Climate change has condensed the cycles of devastating drought, and agriculture across Africa and the world is feeling the heat. Lack of rain in southern Africa delayed this year’s planting season by up to two months. Planted areas have shrunk, crops have wilted and food production in South Africa is already down 25%.
Meanwhile, far to the north in Ethiopia, the worst drought in 30 years threatens the food security of more than 10 million people, and in neighboring Somalia, around 3 million people have been hit by crop failures and food shortages. Across Africa and the globe, farmers need tools and technologies that will enable them to adapt to a changing climate.
In Africa, where 95% of farming is rain-fed, crop production is almost entirely dependent on the weather. Furthermore, millions of farmers in Africa remain uninformed of the scope of climate level changes they are experiencing. Without such information, they are unable to plan and adjust their farming practices to be sustainable for the long term.

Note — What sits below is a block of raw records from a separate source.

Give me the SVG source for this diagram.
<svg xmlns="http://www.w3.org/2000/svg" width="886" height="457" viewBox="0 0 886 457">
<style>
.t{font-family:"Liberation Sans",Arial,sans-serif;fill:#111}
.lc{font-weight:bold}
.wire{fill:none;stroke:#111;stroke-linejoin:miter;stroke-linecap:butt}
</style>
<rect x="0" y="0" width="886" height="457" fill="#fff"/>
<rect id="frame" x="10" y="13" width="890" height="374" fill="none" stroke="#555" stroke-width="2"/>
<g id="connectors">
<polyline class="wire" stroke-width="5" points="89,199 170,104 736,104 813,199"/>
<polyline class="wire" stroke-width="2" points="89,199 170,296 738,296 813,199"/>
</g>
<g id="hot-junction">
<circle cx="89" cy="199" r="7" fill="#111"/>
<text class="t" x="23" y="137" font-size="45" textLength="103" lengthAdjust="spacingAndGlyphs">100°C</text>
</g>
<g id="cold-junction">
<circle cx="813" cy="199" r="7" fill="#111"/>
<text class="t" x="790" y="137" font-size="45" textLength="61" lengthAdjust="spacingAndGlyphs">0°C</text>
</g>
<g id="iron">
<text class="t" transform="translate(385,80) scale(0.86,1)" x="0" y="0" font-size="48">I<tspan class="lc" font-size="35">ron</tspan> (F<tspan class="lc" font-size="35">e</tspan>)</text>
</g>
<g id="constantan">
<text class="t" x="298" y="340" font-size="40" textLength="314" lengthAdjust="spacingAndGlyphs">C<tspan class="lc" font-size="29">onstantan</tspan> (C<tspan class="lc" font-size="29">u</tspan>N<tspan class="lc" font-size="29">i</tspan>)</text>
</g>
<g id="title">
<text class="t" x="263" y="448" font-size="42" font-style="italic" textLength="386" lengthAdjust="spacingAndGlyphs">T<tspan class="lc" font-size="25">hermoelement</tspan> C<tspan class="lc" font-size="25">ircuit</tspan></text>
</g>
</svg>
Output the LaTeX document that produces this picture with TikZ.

But there are innovators who are changing this. In the Kenyan village of Mutomo, for example, one smallholder farmer armed with a camera and a phone took it upon himself to monitor weather extremities and their impact on his family and community. He was able to detect early indications of changing rainfall patterns that would likely affect the growing season. He is now using this knowledge to educate his community, and local farmers are planting drought-tolerant crop varieties and using low-cost, simple drip irrigation.
This approach of involving Africa’s millions of small farmers in collecting climate-related data is the best way to jumpstart the adaptation to climate change in Africa. The data from millions of farmers monitoring daily weather changes, rainfall levels and patterns and soil health will shed light on overall climate trends.